For more information visit official state websites.

Governments across the nation are working to mandate safety protocols in essential workplaces. However, some essential employees’ rights activists say that not enough is being done. 

“It’s outrageous that healthcare workers are being asked to make their own masks,” said Service Employees International Union International President Mary KayHenry. “Or even worse, reuse them. If we wait, more healthcare workers will be in danger and more lives will be lost.” (SEIU)

Remote services and telecommunications to support essential employees’ rights.

Businesses whose operations allowed doing so, began implementing telecommuting as early as March of 2020. However, some government agencies did not have that option until recently. As CVOID-19 lockdowns continue throughout the nation, government officials are working on legislation to expand the practice. Doing so will further protect essential employees’ rights and promote additional social distancing measures, where possible. 

coronavirus relief

For example, in Pennsylvania, the Senate passed Bill 841 on April 14. The legislature will allow public meetings and notary services via telecommunication. 

[The Bill] allows the governing bodies during the emergency declaration to conduct business by means of an authorized telecommunication device. To the extent practicable, the governing body should allow for public participation during remote meetings through an authorized telecommunication device or written comments. (National Law Review-PA)

Another example is the Mississippi remote notarization order on April 9. The order will allow Mississippi notaries public “to perform notarial acts by remote notarization and remote online notarization.” (National Law Review- Mississippi)

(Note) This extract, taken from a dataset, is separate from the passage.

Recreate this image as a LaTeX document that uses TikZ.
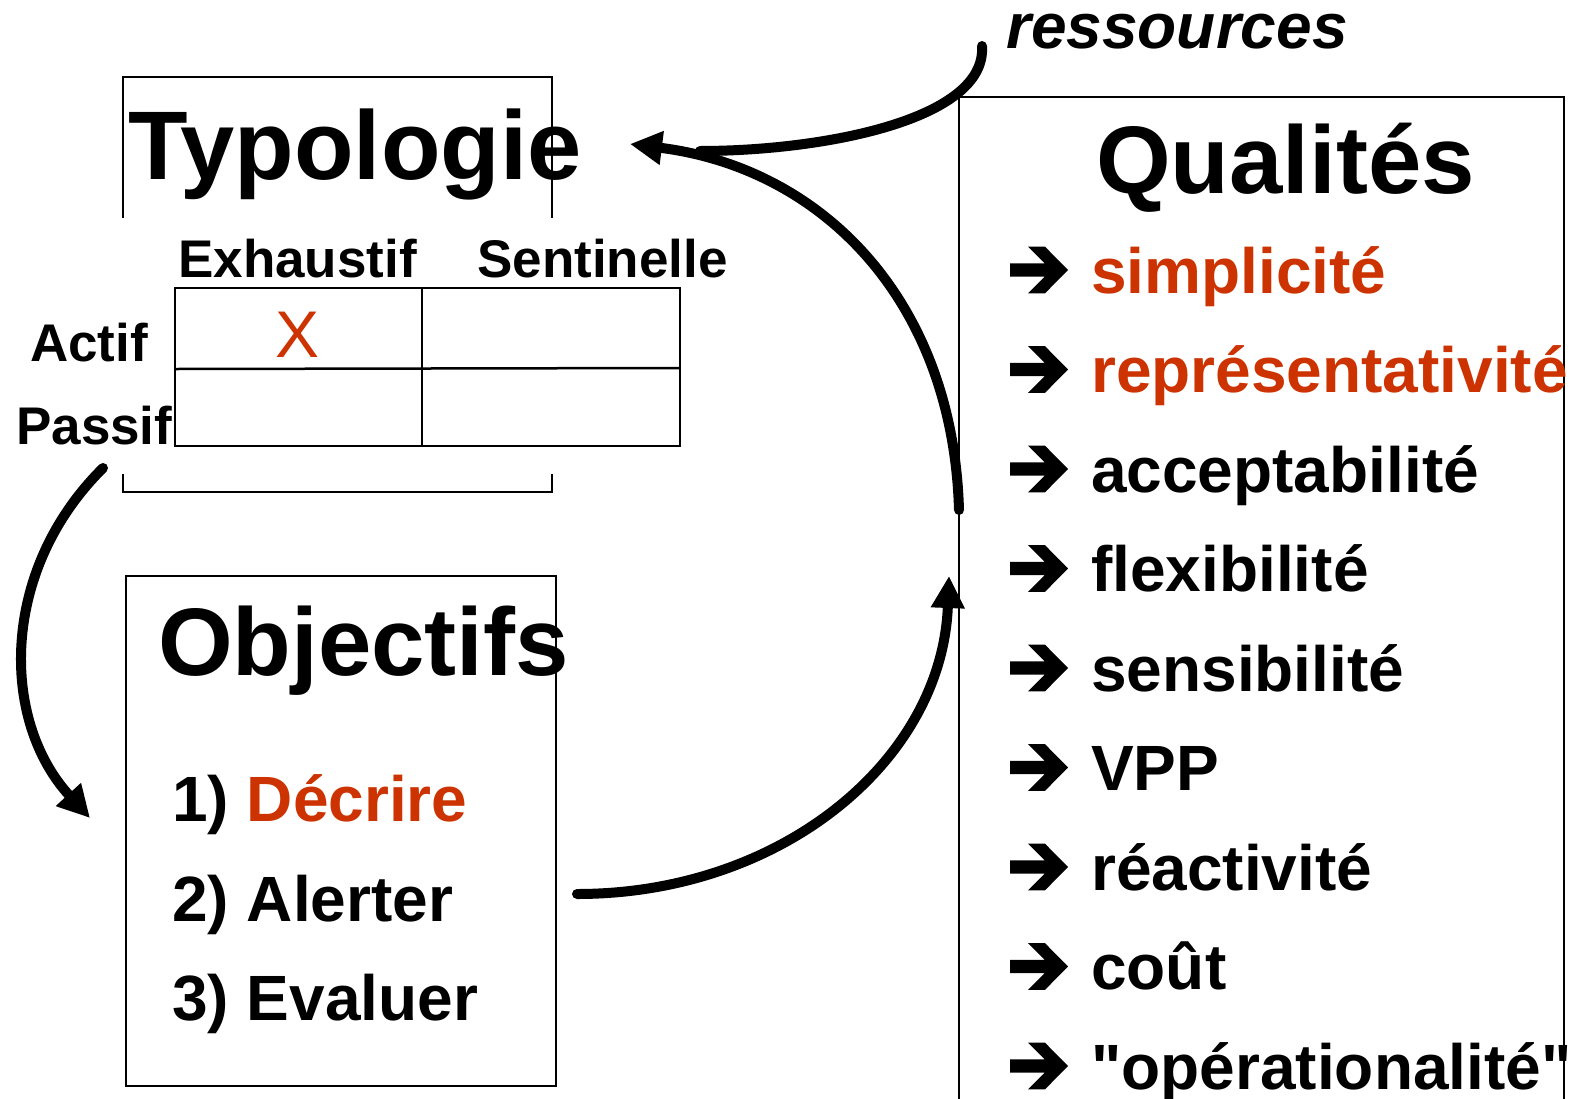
\documentclass[tikz,border=0pt]{standalone}
\usepackage{fontspec}
\setmainfont{Liberation Sans}[Ligatures=TeXOff]
\usetikzlibrary{arrows.meta}
\definecolor{rouge}{HTML}{CC3300}
\begin{document}
\begin{tikzpicture}[x=1pt,y=-1pt,
  txt/.style={inner sep=0pt, anchor=base west},
  big/.style={txt, font=\bfseries\fontsize{96}{96}\selectfont},
  mid/.style={txt, font=\bfseries\fontsize{64}{64}\selectfont},
  small/.style={txt, font=\bfseries\fontsize{53}{53}\selectfont},
  thin/.style={line width=2pt},
  grid/.style={line width=2.5pt},
  flow/.style={line width=10pt, line cap=round},
  head/.style={-{Triangle[length=32pt,width=32pt]}},
  bul/.pic={\fill (0,-6.7) -- (34.6,-6.7) -- (18,-23.3) -- (35,-23.3) -- (58,0) -- (35,23.3) -- (18,23.3) -- (34.6,6.7) -- (0,6.7) -- cycle;}
]
\useasboundingbox (0,0) rectangle (1576,1098);
\fill[white] (0,0) rectangle (1576,1098);

% ---- Typologie
\node[big, font=\bfseries\fontsize{97.5}{97.5}\selectfont] (typo) at (128,179) {Typologie};
\draw[thin] (123,218) -- (123,77) -- (552,77) -- (552,218);
\draw[thin] (123,474) -- (123,492) -- (552,492) -- (552,474);
\node[small] (exh) at (178,277) {Exhaustif};
\node[small] (sen) at (477,277) {Sentinelle};
\node[small] (act) at (30,361) {Actif};
\node[small] (pas) at (16,444) {Passif};
\draw[grid] (175,288) rectangle (680,446);
\draw[grid] (175,369) -- (680,368);
\draw[grid] (422,288) -- (422,446);
\node[inner sep=0pt, anchor=base, text=rouge, font=\fontsize{66}{66}\selectfont] (x) at (298,357) {X};

% ---- Objectifs
\draw[thin] (126,576) rectangle (556,1086);
\node[big] (obj) at (158,675) {Objectifs};
\node[mid] (o1) at (172,821) {1) \textcolor{rouge}{Décrire}};
\node[mid] (o2) at (172,921) {2) Alerter};
\node[mid] (o3) at (172,1020) {3) Evaluer};

% ---- Qualités
\draw[thin] (959,1110) -- (959,97) -- (1564,97) -- (1564,1110);
\node[big] (qual) at (1096,193) {Qualités};
\pic at (1010,270) {bul};
\node[mid, text=rouge] (q1) at (1091,293) {simplicité};
\pic at (1010,369.5) {bul};
\node[mid, text=rouge] (q2) at (1091,392.5) {représentativité};
\pic at (1010,469) {bul};
\node[mid] (q3) at (1091,492) {acceptabilité};
\pic at (1010,568.5) {bul};
\node[mid] (q4) at (1091,591.5) {flexibilité};
\pic at (1010,668) {bul};
\node[mid] (q5) at (1091,691) {sensibilité};
\pic at (1010,767.5) {bul};
\node[mid] (q6) at (1091,790.5) {VPP};
\pic at (1010,867) {bul};
\node[mid] (q7) at (1091,890) {réactivité};
\pic at (1010,966.5) {bul};
\node[mid] (q8) at (1091,989.5) {coût};
\pic at (1010,1066) {bul};
\node[mid] (q9) at (1091,1089) {"opérationalité"};

% ---- ressources
\node[txt, font=\bfseries\itshape\fontsize{64}{64}\selectfont] (res) at (1006,48) {ressources};

% ---- connectors
\coordinate (resA) at (982,46);
\coordinate (resB) at (700,151);
\coordinate (qualA) at (959,510);
\coordinate (typoTip) at (630,144);
\coordinate (objA) at (577,894);
\coordinate (qualTip) at (949,576);
\coordinate (pasA) at (103,468);
\coordinate (objTip) at (90,818);

\draw[flow] (resA) .. controls (987,120) and (822,151) .. (resB);
\draw[flow, head] (qualA) .. controls (953,300) and (822,168) .. (typoTip);
\draw[flow, head] (objA) .. controls (782,894) and (942,760) .. (qualTip);
\draw[flow, head] (pasA) .. controls (0,570) and (0,720) .. (objTip);
\end{tikzpicture}
\end{document}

Private and public agencies now offer their employees the option to work remotely on a more frequent basis. With that, employees will have to adjust to the new way of doing business. It’s important for employers not only to ensure the protection of essential employees’ rights but also to provide support. Some guidance for adjusting to remote work could be helpful, as well as some emotional support during these difficult times. 

Additionally, with remote operations on the rise, it’s important to encourage employees to use the right tools while working remotely. With rising demand in remote communications, adding agent-supported live chat services to websites also might aid employers and employees alike. 

Back to Normal?

As the nation continues to practice social distancing and remains on regional lockdowns, it’s natural for people to long for the times of normalcy. Officials keep working on essential employees’ rights protections. Everyone is trying to adjust to the new way of working and living, even if temporarily. 

In Pennsylvania, Bucks County Director of Health Services, Dr. David Damsker said a few key elements would have to be in place before all businesses should be allowed to open. 

“We’d need to have access to more widely available testing. In our experience many people who had COVID-19 did not have all the symptoms,such as fever or shortness of breath” he said. “With quicker testing, better contact tracing and isolating hot spots we can move ahead with smart openings. Those would entail wearing masks and continue to practice social distancing.”

So while the question in everyone’s mind is, “When will we return to normal?”, the answer is, “That’s yet to be determined.”